Two questions, if anyone knows -

First Q:

Under “Models referred to as GPT 3.5”, the page lists a series of models trained to a particular date epoch, and presumably sharing some architecture. Should text-embedding-ada-002 be in this list? It uses the same tokenizer and came out during a similar time period and shares the training date cutoff. Or, is it not part of the GPT 3.5 series because it is not a completion model?

Second Q:

Under “Models featured in OpenAI Research”, the page lists from "Language Models are Few-Shot Learners:

GPT-3 175B davinci 175B
GPT-3 6.7B curie 6.7B
GPT-3 1B babbage 1B

and ada isn’t here at all. My observation is that this doesn’t line up in the obvious way with the named models’ parameter counts:

davinci - 175B parameters
curie - 13B parameters
babbage - 6.7B parameters
ada - 2.7B parameters
(see https://arxiv.org/pdf/2106.07131.pdf, citing to OpenAI’s “Few Shot Learners” paper).

OpenAI describes these as “most proximate models” that the research models correspond to. So, are they saying that the research models listed are most closely related to the named models, despite having parameter sizes that are very different from them?

Thanks!

1 Like

Your stats seem wrong.
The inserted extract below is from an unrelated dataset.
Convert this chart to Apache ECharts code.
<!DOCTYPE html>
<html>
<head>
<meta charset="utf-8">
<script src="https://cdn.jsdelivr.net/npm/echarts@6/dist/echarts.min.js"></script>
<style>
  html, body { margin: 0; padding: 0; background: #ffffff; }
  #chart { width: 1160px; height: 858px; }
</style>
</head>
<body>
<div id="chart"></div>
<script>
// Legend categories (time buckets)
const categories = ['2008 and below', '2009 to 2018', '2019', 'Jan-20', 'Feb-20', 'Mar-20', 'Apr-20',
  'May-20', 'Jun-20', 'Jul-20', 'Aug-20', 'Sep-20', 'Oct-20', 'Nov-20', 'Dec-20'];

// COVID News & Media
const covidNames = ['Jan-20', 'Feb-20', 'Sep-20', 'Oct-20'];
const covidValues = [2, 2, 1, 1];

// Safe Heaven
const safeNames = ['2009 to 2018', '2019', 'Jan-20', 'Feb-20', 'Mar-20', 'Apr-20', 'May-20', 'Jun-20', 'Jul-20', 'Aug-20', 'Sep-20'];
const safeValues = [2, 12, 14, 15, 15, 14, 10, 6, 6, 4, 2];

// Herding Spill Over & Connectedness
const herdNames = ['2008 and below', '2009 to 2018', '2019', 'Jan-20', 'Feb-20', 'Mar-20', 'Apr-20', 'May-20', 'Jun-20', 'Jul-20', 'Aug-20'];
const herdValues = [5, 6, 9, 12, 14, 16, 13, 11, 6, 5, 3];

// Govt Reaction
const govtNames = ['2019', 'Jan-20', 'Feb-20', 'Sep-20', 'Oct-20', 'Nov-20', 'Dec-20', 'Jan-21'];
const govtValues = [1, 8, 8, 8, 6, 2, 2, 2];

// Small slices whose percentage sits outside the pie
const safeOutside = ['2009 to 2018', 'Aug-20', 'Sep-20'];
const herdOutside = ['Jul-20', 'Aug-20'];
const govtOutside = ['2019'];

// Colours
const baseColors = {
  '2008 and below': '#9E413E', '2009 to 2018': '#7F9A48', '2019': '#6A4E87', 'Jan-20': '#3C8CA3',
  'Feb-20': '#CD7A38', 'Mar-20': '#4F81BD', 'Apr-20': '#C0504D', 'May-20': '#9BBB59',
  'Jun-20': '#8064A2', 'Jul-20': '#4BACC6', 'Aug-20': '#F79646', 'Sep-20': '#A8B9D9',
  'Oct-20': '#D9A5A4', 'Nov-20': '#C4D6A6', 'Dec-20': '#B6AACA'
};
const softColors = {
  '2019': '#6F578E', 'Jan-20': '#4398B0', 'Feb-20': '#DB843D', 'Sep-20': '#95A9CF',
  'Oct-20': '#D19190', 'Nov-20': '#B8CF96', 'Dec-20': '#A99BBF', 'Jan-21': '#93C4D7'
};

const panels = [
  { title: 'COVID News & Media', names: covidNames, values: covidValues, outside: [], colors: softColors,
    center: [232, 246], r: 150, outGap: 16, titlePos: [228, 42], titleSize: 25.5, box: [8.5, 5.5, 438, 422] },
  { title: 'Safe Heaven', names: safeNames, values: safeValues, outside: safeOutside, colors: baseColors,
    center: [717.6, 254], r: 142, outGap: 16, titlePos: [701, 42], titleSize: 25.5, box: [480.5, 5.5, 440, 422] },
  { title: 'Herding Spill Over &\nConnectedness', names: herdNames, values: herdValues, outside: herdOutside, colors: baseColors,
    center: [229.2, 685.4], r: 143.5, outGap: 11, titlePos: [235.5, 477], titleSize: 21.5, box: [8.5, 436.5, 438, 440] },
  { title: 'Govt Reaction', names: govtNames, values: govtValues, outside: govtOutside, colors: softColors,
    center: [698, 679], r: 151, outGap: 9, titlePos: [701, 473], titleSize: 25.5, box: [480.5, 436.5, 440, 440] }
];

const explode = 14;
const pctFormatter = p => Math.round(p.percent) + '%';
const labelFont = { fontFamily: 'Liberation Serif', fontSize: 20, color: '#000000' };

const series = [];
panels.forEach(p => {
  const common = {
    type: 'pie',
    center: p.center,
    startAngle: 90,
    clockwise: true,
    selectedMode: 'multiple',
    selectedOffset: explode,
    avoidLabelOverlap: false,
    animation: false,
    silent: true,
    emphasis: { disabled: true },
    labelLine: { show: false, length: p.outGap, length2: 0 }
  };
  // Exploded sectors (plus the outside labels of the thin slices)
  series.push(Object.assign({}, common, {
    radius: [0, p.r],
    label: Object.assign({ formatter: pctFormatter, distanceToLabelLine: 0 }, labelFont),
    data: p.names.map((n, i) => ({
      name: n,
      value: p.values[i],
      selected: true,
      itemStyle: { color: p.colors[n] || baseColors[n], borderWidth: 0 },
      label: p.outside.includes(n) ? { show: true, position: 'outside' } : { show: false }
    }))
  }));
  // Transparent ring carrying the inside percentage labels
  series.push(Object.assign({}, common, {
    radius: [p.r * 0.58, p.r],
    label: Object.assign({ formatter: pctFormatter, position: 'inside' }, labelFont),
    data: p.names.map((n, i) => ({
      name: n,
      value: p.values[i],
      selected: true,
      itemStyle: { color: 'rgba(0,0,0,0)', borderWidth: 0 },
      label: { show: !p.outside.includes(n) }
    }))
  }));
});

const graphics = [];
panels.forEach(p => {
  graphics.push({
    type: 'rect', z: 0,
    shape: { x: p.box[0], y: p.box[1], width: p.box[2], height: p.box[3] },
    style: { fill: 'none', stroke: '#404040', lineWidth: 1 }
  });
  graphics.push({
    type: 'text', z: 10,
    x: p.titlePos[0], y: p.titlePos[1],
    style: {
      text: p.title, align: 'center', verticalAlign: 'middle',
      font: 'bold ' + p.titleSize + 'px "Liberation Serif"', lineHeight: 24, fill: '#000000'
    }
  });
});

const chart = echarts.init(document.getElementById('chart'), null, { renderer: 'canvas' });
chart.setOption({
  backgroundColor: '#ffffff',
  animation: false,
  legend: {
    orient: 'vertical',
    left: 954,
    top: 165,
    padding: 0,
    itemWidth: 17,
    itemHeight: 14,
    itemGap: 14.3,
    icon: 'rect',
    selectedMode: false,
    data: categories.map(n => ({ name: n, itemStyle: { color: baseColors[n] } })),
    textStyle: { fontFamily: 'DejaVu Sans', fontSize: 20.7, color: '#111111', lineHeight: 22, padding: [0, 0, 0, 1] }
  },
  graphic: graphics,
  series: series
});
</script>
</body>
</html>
The perplexity scores of the multiple GPT-3 models were independently compared to performance metrics of the named base models, and this seems accurate:

Ada, Babbage, Curie and Davinci line up closely with 350M, 1.3B, 6.7B, and 175B respectively

The pretraining data size of each is not published, but 175b should be the one with a 45TB corpus.
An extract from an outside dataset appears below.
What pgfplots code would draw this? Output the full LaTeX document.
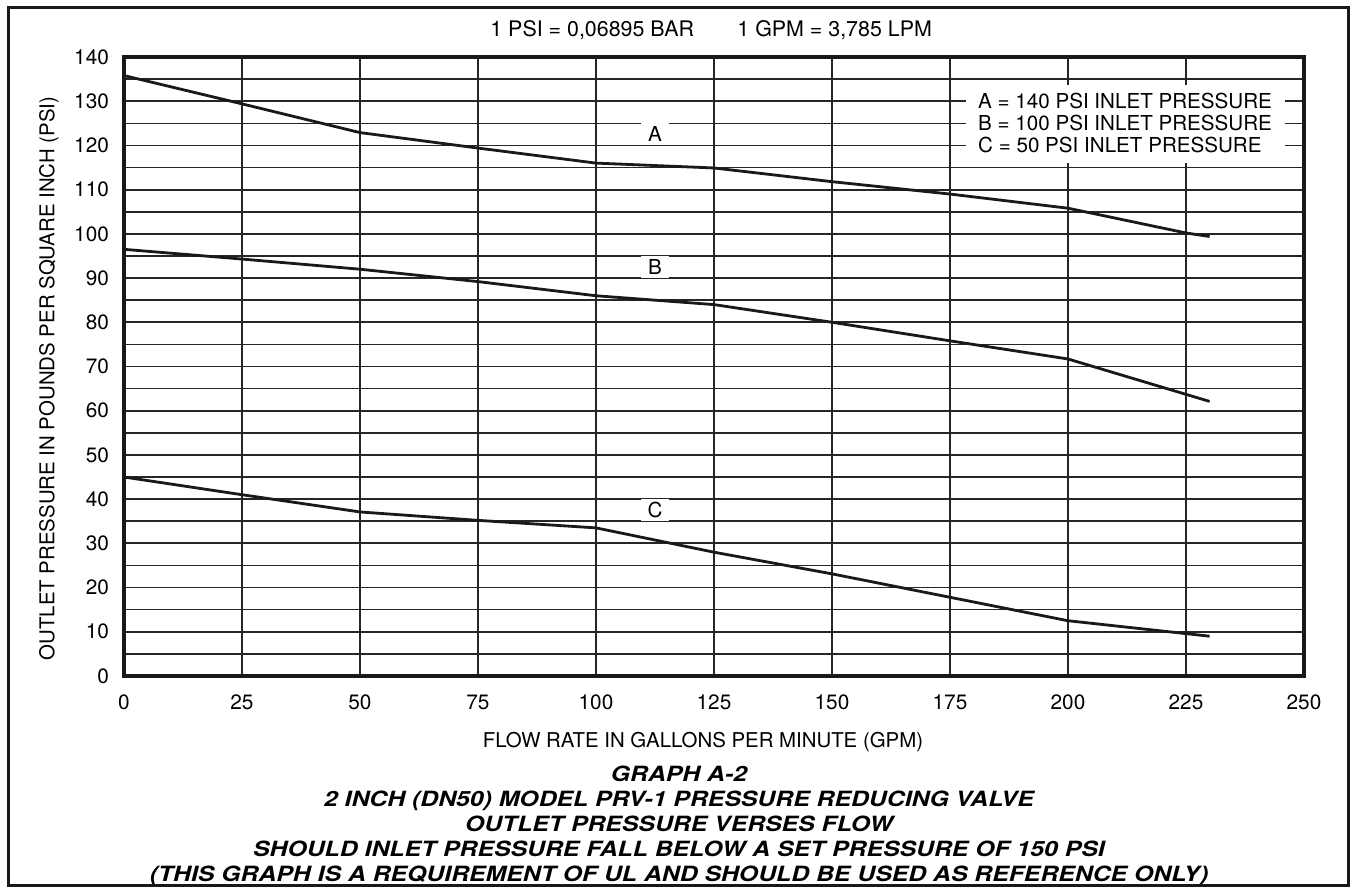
\documentclass[border=0pt]{standalone}
\usepackage{pgfplots}
\pgfplotsset{compat=1.18}
\usepackage{graphicx}
\usepackage{fontspec}
\setmainfont{TeX Gyre Heros}

\begin{document}
\begin{tikzpicture}[font=\fontsize{10.3}{12}\selectfont]
% page = 1351 x 888 px at 0.5pt per px, axis box lower left at origin
\path[use as bounding box] (-62pt,-106pt) rectangle (613.5pt,338pt);
\begin{axis}[
    at={(0,0)}, anchor=south west,
    width=590pt, height=309.5pt, scale only axis,
    xmin=0, xmax=250, ymin=0, ymax=140,
    xtick={0,25,...,250}, ytick={0,10,...,140},
    minor ytick={5,15,...,135},
    grid=both,
    major grid style={line width=0.9pt, black!85},
    minor grid style={line width=0.8pt, black!85},
    axis line style={line width=1.6pt, black!90},
    major tick length=0pt, minor tick length=0pt,
    /pgf/number format/assume math mode=true,
    tick label style={font=\fontsize{10.4}{12}\selectfont},
    xticklabel style={yshift=-6pt},
    yticklabel style={xshift=-4pt},
    clip=false,
]
\addplot[line width=1.4pt, black!90] coordinates {
    (0,135.8) (25,129.4) (50,122.9) (75,119.4) (100,116.0) (125,114.9)
    (150,111.8) (175,109.0) (200,105.8) (225,100.2) (230,99.4)
};
\addplot[line width=1.4pt, black!90] coordinates {
    (0,96.5) (25,94.3) (50,92.0) (75,89.2) (100,86.0) (125,84.0)
    (150,80.0) (175,75.8) (200,71.7) (230,62.1)
};
\addplot[line width=1.4pt, black!90] coordinates {
    (0,45.0) (25,41.0) (50,37.1) (75,35.2) (100,33.5) (125,28.0)
    (150,23.1) (175,17.8) (200,12.5) (230,9.0)
};
% curve labels
\node[fill=white, inner sep=0pt, minimum width=14pt, minimum height=11pt] at (axis cs:112.5,122.5) {A};
\node[fill=white, inner sep=0pt, minimum width=14pt, minimum height=11pt] at (axis cs:112.5,92.5) {B};
\node[fill=white, inner sep=0pt, minimum width=14pt, minimum height=11pt] at (axis cs:112.5,37.5) {C};
% key box
\fill[white] (axis cs:178.3,116.1) rectangle (axis cs:245.9,133.7);
\node[anchor=west, inner sep=0pt] at (axis cs:180.9,130) {A = 140 PSI INLET PRESSURE};
\node[anchor=west, inner sep=0pt] at (axis cs:180.9,125) {B = 100 PSI INLET PRESSURE};
\node[anchor=west, inner sep=0pt] at (axis cs:180.9,120) {C = 50 PSI INLET PRESSURE};
\end{axis}
% axis titles
\node[font=\fontsize{10.2}{12}\selectfont] at (289.5pt,-33pt) {FLOW RATE IN GALLONS PER MINUTE (GPM)};
\node[rotate=90, font=\fontsize{10.2}{12}\selectfont] at (-37.5pt,148.75pt) {OUTLET PRESSURE IN POUNDS PER SQUARE INCH (PSI)};
% conversions line
\node[anchor=west, inner sep=0pt, font=\fontsize{10.7}{12}\selectfont] at (183pt,323pt) {1 PSI = 0,06895 BAR};
\node[anchor=west, inner sep=0pt, font=\fontsize{10.7}{12}\selectfont] at (306.5pt,323pt) {1 GPM = 3,785 LPM};
% caption
\begin{scope}[font=\fontsize{10.5}{12}\selectfont\bfseries\itshape]
\node[anchor=base] at (277.5pt,-53pt) {\scalebox{1.18}[1]{GRAPH A-2}};
\node[anchor=base] at (277.5pt,-65.5pt) {\scalebox{1.18}[1]{2 INCH (DN50) MODEL PRV-1 PRESSURE REDUCING VALVE}};
\node[anchor=base] at (277.5pt,-78pt) {\scalebox{1.18}[1]{OUTLET PRESSURE VERSES FLOW}};
\node[anchor=base] at (277.5pt,-90.5pt) {\scalebox{1.18}[1]{SHOULD INLET PRESSURE FALL BELOW A SET PRESSURE OF 150 PSI}};
\node[anchor=base] at (277.5pt,-103pt) {\scalebox{1.18}[1]{(THIS GRAPH IS A REQUIREMENT OF UL AND SHOULD BE USED AS REFERENCE ONLY)}};
\end{scope}
% outer frame
\draw[line width=1.5pt, black!90] (-57.5pt,-105pt) rectangle (612pt,334pt);
\end{tikzpicture}
\end{document}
The new ada embeddings model uses a different number of dimensions than prior GPT models, likely a whole new ground-up training, perhaps using greater or more specialized knowledge for the task than prior ada tier, along with some tunings one can’t evaluate except by performance of the whole model by endpoint.

1 Like

Ah, thanks for the clarification. My parameter numbers are from the researchers citing the openai paper, and sounds like they were just off.